= Nublu Club =

The Nublu Club is a club in East Village, Manhattan, New York, that was opened in 2002 by Swedish-Turkish saxophonist Ilhan Ersahin. On its 10th anniversary the club's namesake festival presented what it calls the Nublu Sound, a combination of jazz, African, South American, Caribbean, electronic, and dance music. Among the bands associated with Nublu are The Brazilian Girls, Forro in the Dark, Love Trio, and Wax Poetic. Associates who perform there include Butch Morris, John Zorn, Sun Ra Arkestra, David Byrne, Caetano Veloso, Gilberto Gil, Norah Jones, and Bebel Gilberto.

Nublu currently has two locations, Nublu 151 located at 151 Ave C, and Nublu Classic located at 62 Ave C, as well as a Record Label "Nublu Records"

==History==
Ersahin had been developing festival programming from New York since moving there from Sweden when he was 20 years old, in addition to packaging performance for festivals in Turkey, his father's homeland. Before opening Nublu, Ersahin had worked for a decade at the Sweet Basil Jazz Club. The musicians he performed with became part of the Nublu collective. Nublu Club grew out of parties he was throwing at venues in Manhattan where friends performed. He came up with the term "Nublu" to convey his eclectic aesthetic.

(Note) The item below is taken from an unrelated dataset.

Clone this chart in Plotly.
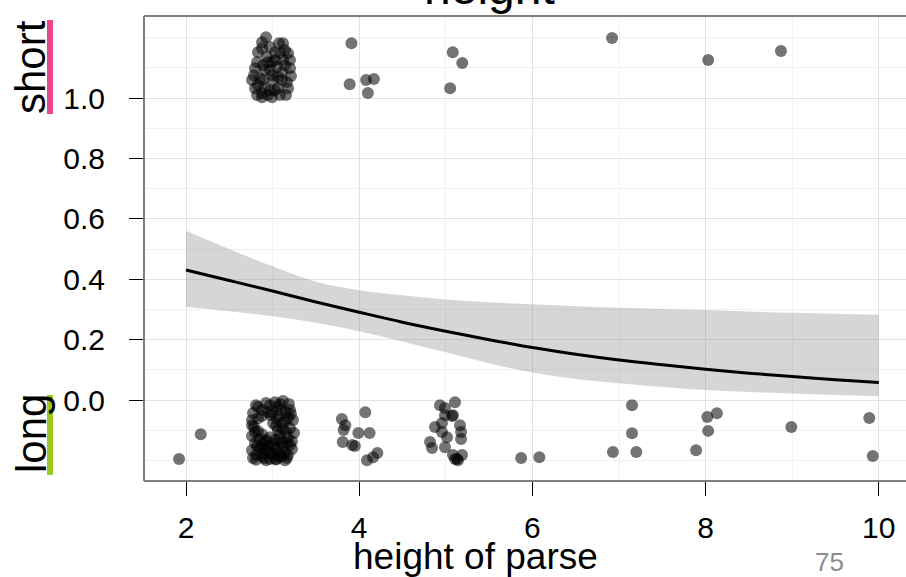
import plotly.graph_objects as go

# ---- data ----
# fitted logistic curve with confidence band
curve_x = [2, 2.5, 3, 3.5, 4, 4.5, 5, 5.5, 6, 6.5, 7, 7.5, 8, 8.5, 9, 9.5, 10]
fit_y = [0.431, 0.396, 0.361, 0.325, 0.291, 0.258, 0.228, 0.200, 0.174, 0.152,
         0.133, 0.117, 0.102, 0.089, 0.078, 0.067, 0.058]
upper_y = [0.561, 0.500, 0.443, 0.392, 0.364, 0.347, 0.333, 0.324, 0.317, 0.311,
           0.306, 0.302, 0.298, 0.293, 0.289, 0.286, 0.283]
lower_y = [0.309, 0.294, 0.278, 0.256, 0.228, 0.194, 0.158, 0.122, 0.091, 0.070,
           0.056, 0.043, 0.033, 0.027, 0.022, 0.017, 0.013]

# jittered observations: "short" (near 1) and "long" (near 0)
short_x = [2.924, 3.074, 3.120, 3.178, 2.831, 2.935, 3.120, 2.797, 3.201, 2.970,
           3.051, 2.855, 3.166, 3.005, 2.797, 2.912, 3.028, 2.820, 2.947, 2.878,
           3.062, 2.993, 3.109, 2.889, 2.820, 3.143, 3.028, 3.085, 2.970, 2.878,
           3.212, 2.762, 3.085, 2.993, 2.878,
           2.878, 3.143, 3.028, 2.912, 3.109, 2.831, 2.970, 3.178, 2.889, 3.062,
           2.785, 2.993, 3.155, 2.947, 3.201,
           3.91, 3.89, 4.08, 4.17, 4.10, 5.08, 5.19, 5.05, 6.92, 8.03, 8.87]
short_y = [1.202, 1.182, 1.182, 1.149, 1.152, 1.136, 1.126, 1.099, 1.099, 1.093,
           1.103, 1.066, 1.053, 1.060, 1.033, 1.036, 1.026, 1.010, 1.010, 1.017,
           1.033, 1.076, 1.086, 1.109, 1.119, 1.109, 1.152, 1.149, 1.169, 1.185,
           1.073, 1.060, 1.010, 1.119, 1.003,
           1.165, 1.159, 1.126, 1.093, 1.060, 1.043, 1.026, 1.033, 1.060, 1.070,
           1.076, 1.003, 1.010, 1.119, 1.126,
           1.182, 1.046, 1.060, 1.063, 1.017, 1.152, 1.116, 1.033, 1.199, 1.126, 1.156]

long_x = [2.808, 2.924, 3.028, 3.120, 3.189, 2.774, 2.878, 2.993, 3.097, 3.212,
          2.762, 2.831, 3.051, 3.143, 3.236, 2.785, 3.039, 3.120, 3.201,
          2.762, 2.878, 2.970, 3.085, 3.178, 3.247, 2.797, 2.912, 3.005, 3.109, 3.201,
          2.762, 2.855, 2.947, 3.051, 3.143, 3.224, 2.774, 2.878, 2.970, 3.074, 3.166,
          2.808, 2.924, 3.039, 3.143, 2.843, 3.028, 2.947, 3.085, 2.889, 3.166,
          2.982, 3.074, 3.155, 2.831, 3.109, 2.970, 3.051, 2.901, 3.016,
          2.831, 3.085, 2.878, 3.178, 3.005, 2.797, 3.155, 3.062, 2.924, 3.120,
          2.820, 3.224, 2.982, 3.178, 2.808, 3.039, 2.878, 3.016, 3.201, 2.762,
          2.947, 3.109, 2.901, 3.074,
          3.80, 3.84, 3.82, 3.81, 3.92, 3.95, 3.99, 4.12, 4.07, 4.09, 4.16, 4.21,
          4.933, 4.991, 5.106, 4.991, 4.956, 5.083, 4.875, 4.956, 5.164, 5.176,
          5.176, 4.818, 4.841, 4.991, 5.083, 5.129, 5.187, 5.141, 5.072, 5.014, 5.106,
          1.92, 2.17, 5.87, 6.08, 7.15, 7.15, 6.93, 7.20, 7.89, 8.02, 8.13, 8.03,
          8.99, 9.89, 9.93]
long_y = [-0.017, -0.010, -0.007, -0.003, -0.013, -0.043, -0.033, -0.040, -0.033, -0.046,
          -0.066, -0.060, -0.063, -0.070, -0.066, -0.089, -0.086, -0.096, -0.093,
          -0.119, -0.113, -0.123, -0.116, -0.123, -0.109, -0.142, -0.136, -0.146, -0.139, -0.149,
          -0.166, -0.159, -0.169, -0.162, -0.172, -0.162, -0.192, -0.185, -0.195, -0.189, -0.192,
          -0.198, -0.199, -0.197, -0.199, -0.129, -0.132, -0.152, -0.175, -0.175, -0.142,
          -0.050, -0.050, -0.040, -0.103, -0.076, -0.017, -0.023, -0.192, -0.182,
          -0.023, -0.013, -0.053, -0.060, -0.076, -0.106, -0.106, -0.099, -0.132, -0.152,
          -0.152, -0.136, -0.175, -0.182, -0.182, -0.195, -0.146, -0.159, -0.033, -0.083,
          -0.040, -0.185, -0.162, -0.132,
          -0.063, -0.083, -0.099, -0.139, -0.149, -0.152, -0.109, -0.109, -0.040, -0.199, -0.189, -0.175,
          -0.017, -0.026, -0.007, -0.050, -0.076, -0.050, -0.089, -0.106, -0.083, -0.106,
          -0.129, -0.139, -0.159, -0.156, -0.182, -0.195, -0.182, -0.199, -0.053, -0.123, -0.195,
          -0.195, -0.113, -0.192, -0.189, -0.017, -0.110, -0.172, -0.172, -0.166, -0.056, -0.044, -0.102,
          -0.089, -0.059, -0.185]

y_ticks = [0.0, 0.2, 0.4, 0.6, 0.8, 1.0]
y_labels = ["0.0", "0.2", "0.4", "0.6", "0.8", "1.0"]
y_minor = [-0.2, -0.1, 0.1, 0.3, 0.5, 0.7, 0.9, 1.1, 1.2]
x_ticks = [2, 4, 6, 8, 10]
x_labels = ["2", "4", "6", "8", "10"]
x_minor = [3, 5, 7, 9]

FONT = "Liberation Sans, Arial, Helvetica, sans-serif"

fig = go.Figure()
# confidence band
fig.add_trace(go.Scatter(x=curve_x, y=upper_y, mode="lines", line=dict(width=0, shape="spline"),
                         hoverinfo="skip", showlegend=False))
fig.add_trace(go.Scatter(x=curve_x, y=lower_y, mode="lines", line=dict(width=0, shape="spline"),
                         fill="tonexty", fillcolor="rgba(153,153,153,0.4)",
                         hoverinfo="skip", showlegend=False))
# points
fig.add_trace(go.Scatter(x=short_x + long_x, y=short_y + long_y, mode="markers",
                         marker=dict(size=12, color="rgba(0,0,0,0.55)", line=dict(width=0)),
                         showlegend=False))
# fitted line
fig.add_trace(go.Scatter(x=curve_x, y=fit_y, mode="lines",
                         line=dict(color="black", width=3, shape="spline"), showlegend=False))

W, H = 906, 577
L, T, B = 144, 16, 96
pw, ph = W - L, H - T - B


def px(xp):
    return (xp - L) / pw


def py(yp):
    return (H - B - yp) / ph


fig.update_layout(
    width=W, height=H,
    margin=dict(l=L, r=0, t=T, b=B),
    paper_bgcolor="white", plot_bgcolor="white",
    font=dict(family=FONT, color="black"),
    xaxis=dict(range=[1.515, 10.314], tickmode="array", tickvals=x_ticks, ticktext=x_labels,
               ticks="outside", ticklen=14, tickwidth=1.3, tickcolor="black",
               tickfont=dict(size=30, color="black"), ticklabelstandoff=6,
               showgrid=True, gridcolor="#e2e2e2", gridwidth=1.3, zeroline=False, showline=False,
               minor=dict(tickvals=x_minor, showgrid=True, gridcolor="#f1f1f1", gridwidth=1.3, ticks="")),
    yaxis=dict(range=[-0.268, 1.272], tickmode="array", tickvals=y_ticks, ticktext=y_labels,
               ticks="outside", ticklen=14, tickwidth=1.3, tickcolor="black",
               tickfont=dict(size=30, color="black"), ticklabelstandoff=18,
               showgrid=True, gridcolor="#e2e2e2", gridwidth=1.3, zeroline=False, showline=False,
               minor=dict(tickvals=y_minor, showgrid=True, gridcolor="#f1f1f1", gridwidth=1.3, ticks="")),
    shapes=[
        dict(type="line", xref="paper", yref="paper", x0=0, x1=0, y0=0, y1=1,
             line=dict(color="#7f7f7f", width=2)),
        dict(type="line", xref="paper", yref="paper", x0=0, x1=1, y0=1, y1=1,
             line=dict(color="#7f7f7f", width=2)),
        dict(type="line", xref="paper", yref="paper", x0=0, x1=1, y0=0, y1=0,
             line=dict(color="#7f7f7f", width=2)),
        dict(type="rect", xref="paper", yref="paper", x0=px(47), x1=px(53), y0=py(114), y1=py(20),
             fillcolor="#EA4589", line=dict(width=0)),
        dict(type="rect", xref="paper", yref="paper", x0=px(47), x1=px(53), y0=py(475), y1=py(395),
             fillcolor="#9BCB1C", line=dict(width=0)),
    ],
    annotations=[
        dict(text="height", xref="paper", yref="paper", x=px(489), y=py(-12),
             xanchor="center", yanchor="middle", showarrow=False, font=dict(size=48, color="black")),
        dict(text="height of parse", xref="paper", yref="paper", x=px(475), y=py(556),
             xanchor="center", yanchor="middle", showarrow=False, font=dict(size=37, color="black")),
        dict(text="short", xref="paper", yref="paper", x=px(31), y=py(67), textangle=-90,
             xanchor="center", yanchor="middle", showarrow=False, font=dict(size=42, color="black")),
        dict(text="long", xref="paper", yref="paper", x=px(31), y=py(434), textangle=-90,
             xanchor="center", yanchor="middle", showarrow=False, font=dict(size=42, color="black")),
        dict(text="75", xref="paper", yref="paper", x=px(829), y=py(562),
             xanchor="center", yanchor="middle", showarrow=False, font=dict(size=26, color="#8c8c8c")),
    ],
)

fig.write_html("out.html")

The club has a nondescript exterior with a concrete ramp to a blank door. The layout of the club was designed to ensure that music was central to the patrons' experience by placing the performers on floor level in the middle of the long club, as opposed to being up on a stage at one end. When the club briefly lost its license, it closed for one year from 2011 to 2012, during which Nublu events such as Butch Morris and the Nublu Orchestra were held downstairs at Lucky Cheng's on 1st Avenue. Nublu reopened with a new beer and wine license in 2012 at a new location further north on Ave C. The club's return featured one of the Nublu's touchstones, the Sun Ra Arkestra led by Marshall Allen.

==Nublu bands and label==
The house band was Love Trio, the group Ersahin put together in 2002 with Jesse Murphy and drummer Kenny Wollesen who had worked with him at his Saturday brunch jams at Sweet Basil's in the West Village. Another band at the heart of the Nublu experience in the early days was Wax Poetic, an improvising collective. Their first performances took place at Save the Robots on Avenue B. The recordings featured spoken word from poet Saul Williams. Its first vocalists include Norah Jones, Bebel Gilberto, and Sabina of the Brazilian Girls.

Other Ersahin ensembles that refined their sound at the Nublu club are Wonderland and Our Theory. A key member of the scene was Butch Morris, the creator of Conduction, who led the Nublu Orchestra from the opening of the club until his death in 2013.